### Data entries

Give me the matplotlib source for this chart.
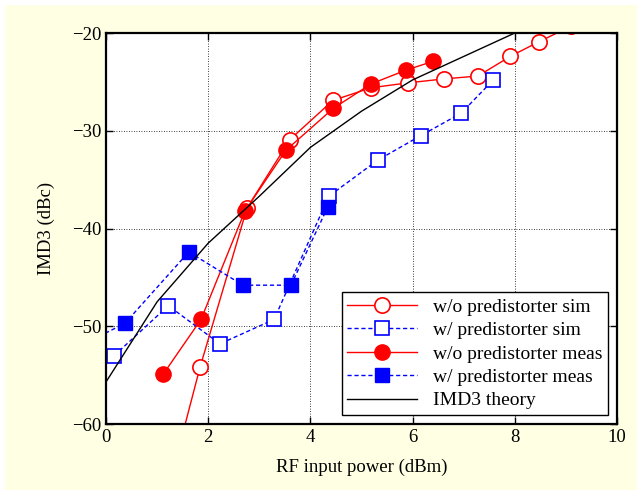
import matplotlib
matplotlib.use("Agg")
import matplotlib.pyplot as plt
from matplotlib.patches import Rectangle

plt.rcParams['font.family'] = ['Liberation Serif', 'DejaVu Serif']
plt.rcParams['mathtext.fontset'] = 'stix'

# w/o predistorter, simulation
wo_sim_x = [1.2, 1.84, 2.76, 3.6, 4.44, 5.19, 5.91, 6.61, 7.28, 7.91, 8.47, 9.1]
wo_sim_y = [-67.0, -54.2, -37.9, -30.9, -26.9, -25.6, -25.1, -24.7, -24.4, -22.4, -20.9, -19.3]

# w/ predistorter, simulation
w_sim_x = [0.16, 1.22, 2.23, 3.29, 4.36, 5.32, 6.16, 6.95, 7.58]
w_sim_y = [-53.0, -47.9, -51.8, -49.3, -36.7, -33.0, -30.5, -28.2, -24.8]

# w/o predistorter, measured
wo_meas_x = [1.12, 1.86, 2.72, 3.52, 4.45, 5.19, 5.87, 6.40]
wo_meas_y = [-54.9, -49.3, -38.2, -32.0, -27.7, -25.2, -23.8, -22.9]

# w/ predistorter, measured
w_meas_x = [-0.5, 0.37, 1.62, 2.68, 3.62, 4.34]
w_meas_y = [-52.0, -49.7, -42.4, -45.8, -45.8, -37.8]

# IMD3 theory
th_x = [0, 1, 2, 3, 4, 5, 6, 7, 8, 9, 10]
th_y = [-55.7, -47.5, -41.5, -36.7, -31.7, -28.0, -24.8, -22.4, -20.0, -18.0, -16.0]

fig = plt.figure(figsize=(6.37, 4.9), dpi=100, facecolor='white')
fig.patches.append(Rectangle((5 / 637, 0), 1, 1 - 5 / 490, transform=fig.transFigure,
                             facecolor='#ffffe3', edgecolor='none', zorder=-10))

ax = fig.add_axes([106 / 637, 1 - 424 / 490, 511 / 637, 391 / 490])
ax.set_facecolor('white')

dash = (0, (3, 2))
ax.plot(wo_sim_x, wo_sim_y, '-', color='red', lw=1, marker='o', ms=11,
        mfc='white', mec='red', mew=1.2, label='w/o predistorter sim')
ax.plot(w_sim_x, w_sim_y, linestyle=dash, color='blue', lw=1, marker='s', ms=10,
        mfc='white', mec='blue', mew=1.2, label='w/ predistorter sim')
ax.plot(wo_meas_x, wo_meas_y, '-', color='red', lw=1, marker='o', ms=11,
        mfc='red', mec='red', label='w/o predistorter meas')
ax.plot(w_meas_x, w_meas_y, linestyle=dash, color='blue', lw=1, marker='s', ms=10,
        mfc='blue', mec='blue', label='w/ predistorter meas')
ax.plot(th_x, th_y, '-', color='black', lw=1, label='IMD3 theory')

ax.set_xlim(0, 10)
ax.set_ylim(-60, -20)
ax.set_xticks([0, 2, 4, 6, 8, 10])
ax.set_yticks([-60, -50, -40, -30, -20])
ax.set_yticklabels(['\u221260', '\u221250', '\u221240', '\u221230', '\u221220'])
ax.grid(True, color='black', linestyle=(0, (1, 2)), linewidth=0.6)
ax.tick_params(direction='in', top=True, right=True, labelsize=13.5, length=5, width=1)
for s in ax.spines.values():
    s.set_linewidth(1.6)

ax.set_xlabel('RF input power (dBm)', fontsize=13.5, labelpad=9)
ax.set_ylabel('IMD3 (dBc)', fontsize=13.5, labelpad=12)

leg = ax.legend(loc='lower right', fontsize=14, handlelength=3.6, fancybox=False,
                framealpha=1, edgecolor='black', borderaxespad=0.45,
                labelspacing=0.3, borderpad=0.3, handletextpad=0.8)
leg.get_frame().set_linewidth(1)

fig.savefig('out.png', dpi=100, facecolor=fig.get_facecolor())
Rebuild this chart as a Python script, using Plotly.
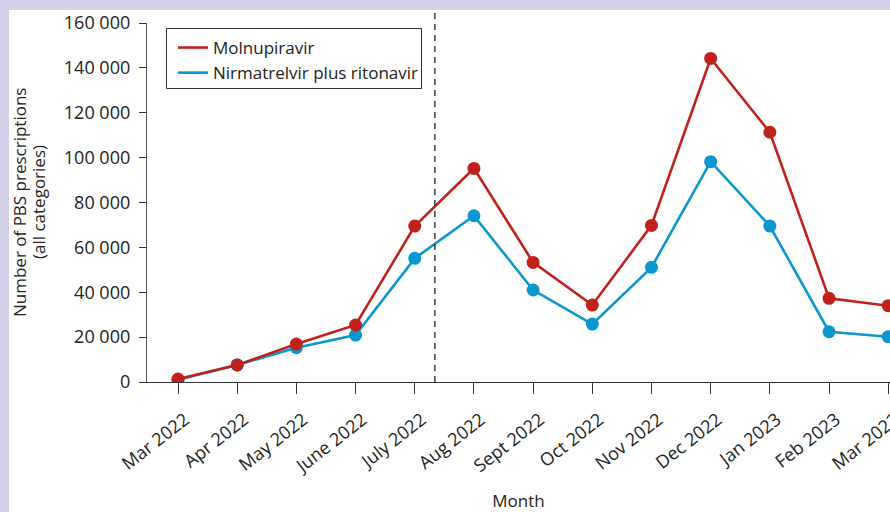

### Work instructions
Begin at the first line of the records and please reproduce every line exactly through the one containing "ax.set_facecolor('white')", leaving all pictures out.

### Solution to this task
Give me the matplotlib source for this chart.
import matplotlib
matplotlib.use("Agg")
import matplotlib.pyplot as plt
from matplotlib.patches import Rectangle

plt.rcParams['font.family'] = ['Liberation Serif', 'DejaVu Serif']
plt.rcParams['mathtext.fontset'] = 'stix'

# w/o predistorter, simulation
wo_sim_x = [1.2, 1.84, 2.76, 3.6, 4.44, 5.19, 5.91, 6.61, 7.28, 7.91, 8.47, 9.1]
wo_sim_y = [-67.0, -54.2, -37.9, -30.9, -26.9, -25.6, -25.1, -24.7, -24.4, -22.4, -20.9, -19.3]

# w/ predistorter, simulation
w_sim_x = [0.16, 1.22, 2.23, 3.29, 4.36, 5.32, 6.16, 6.95, 7.58]
w_sim_y = [-53.0, -47.9, -51.8, -49.3, -36.7, -33.0, -30.5, -28.2, -24.8]

# w/o predistorter, measured
wo_meas_x = [1.12, 1.86, 2.72, 3.52, 4.45, 5.19, 5.87, 6.40]
wo_meas_y = [-54.9, -49.3, -38.2, -32.0, -27.7, -25.2, -23.8, -22.9]

# w/ predistorter, measured
w_meas_x = [-0.5, 0.37, 1.62, 2.68, 3.62, 4.34]
w_meas_y = [-52.0, -49.7, -42.4, -45.8, -45.8, -37.8]

# IMD3 theory
th_x = [0, 1, 2, 3, 4, 5, 6, 7, 8, 9, 10]
th_y = [-55.7, -47.5, -41.5, -36.7, -31.7, -28.0, -24.8, -22.4, -20.0, -18.0, -16.0]

fig = plt.figure(figsize=(6.37, 4.9), dpi=100, facecolor='white')
fig.patches.append(Rectangle((5 / 637, 0), 1, 1 - 5 / 490, transform=fig.transFigure,
                             facecolor='#ffffe3', edgecolor='none', zorder=-10))

ax = fig.add_axes([106 / 637, 1 - 424 / 490, 511 / 637, 391 / 490])
ax.set_facecolor('white')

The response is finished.